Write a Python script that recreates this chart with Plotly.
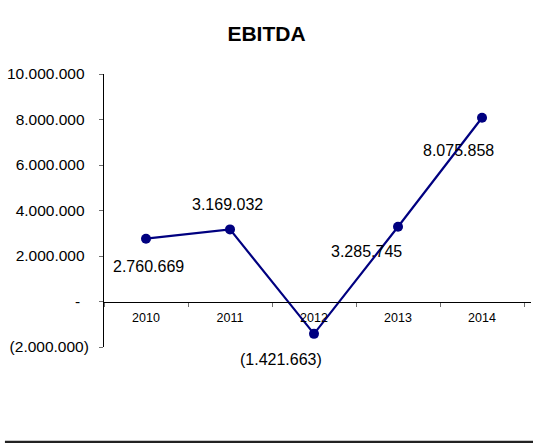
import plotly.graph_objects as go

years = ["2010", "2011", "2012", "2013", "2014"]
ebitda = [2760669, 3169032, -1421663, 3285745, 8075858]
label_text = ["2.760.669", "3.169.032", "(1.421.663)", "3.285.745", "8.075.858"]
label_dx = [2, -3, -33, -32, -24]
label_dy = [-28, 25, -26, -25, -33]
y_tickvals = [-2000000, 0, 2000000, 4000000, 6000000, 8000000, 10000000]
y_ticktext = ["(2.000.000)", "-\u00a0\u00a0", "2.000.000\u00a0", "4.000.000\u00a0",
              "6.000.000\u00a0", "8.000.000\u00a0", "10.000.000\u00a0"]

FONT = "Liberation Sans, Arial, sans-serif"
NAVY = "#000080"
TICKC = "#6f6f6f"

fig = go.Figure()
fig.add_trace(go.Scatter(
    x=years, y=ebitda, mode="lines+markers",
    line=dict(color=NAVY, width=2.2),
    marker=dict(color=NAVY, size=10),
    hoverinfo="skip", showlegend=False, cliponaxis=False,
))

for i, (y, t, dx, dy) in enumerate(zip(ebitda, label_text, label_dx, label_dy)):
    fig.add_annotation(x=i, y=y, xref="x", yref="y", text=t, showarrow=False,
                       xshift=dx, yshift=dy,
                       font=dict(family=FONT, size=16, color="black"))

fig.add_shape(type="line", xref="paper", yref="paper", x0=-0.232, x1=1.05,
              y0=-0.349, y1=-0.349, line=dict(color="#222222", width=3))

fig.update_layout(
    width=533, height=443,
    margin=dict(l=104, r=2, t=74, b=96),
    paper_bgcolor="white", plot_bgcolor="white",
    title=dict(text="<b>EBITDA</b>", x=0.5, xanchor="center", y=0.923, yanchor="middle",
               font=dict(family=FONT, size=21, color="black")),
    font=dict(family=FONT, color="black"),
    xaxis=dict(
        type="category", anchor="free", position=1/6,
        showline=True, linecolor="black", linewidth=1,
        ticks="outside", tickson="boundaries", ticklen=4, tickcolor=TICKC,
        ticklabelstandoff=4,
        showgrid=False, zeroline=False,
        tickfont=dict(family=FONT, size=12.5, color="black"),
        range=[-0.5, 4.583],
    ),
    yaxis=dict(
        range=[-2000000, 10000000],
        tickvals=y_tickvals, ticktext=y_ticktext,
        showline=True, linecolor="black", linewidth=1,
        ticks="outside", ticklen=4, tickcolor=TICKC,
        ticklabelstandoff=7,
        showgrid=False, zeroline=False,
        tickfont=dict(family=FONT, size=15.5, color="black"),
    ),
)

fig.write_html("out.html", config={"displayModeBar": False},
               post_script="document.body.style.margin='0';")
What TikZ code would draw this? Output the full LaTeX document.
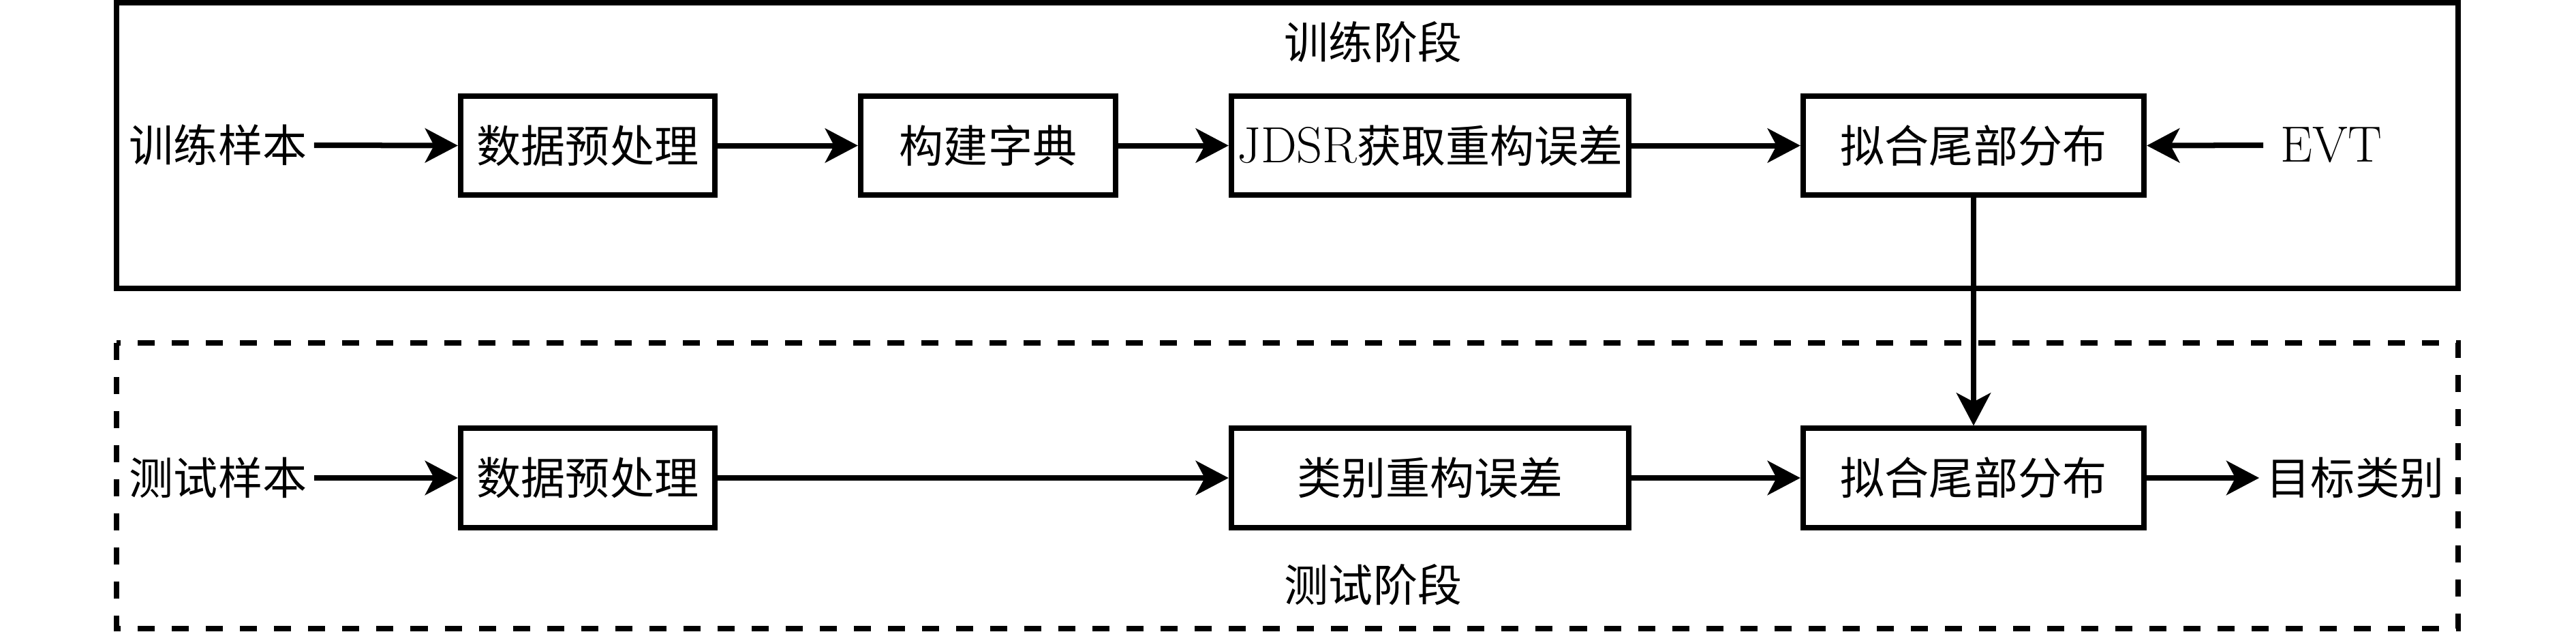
———
[REQUEST]
What is the number of lines in the records above that include the word "document"? Reply with that number and nothing more.

[EXERCISE OUTPUT]
2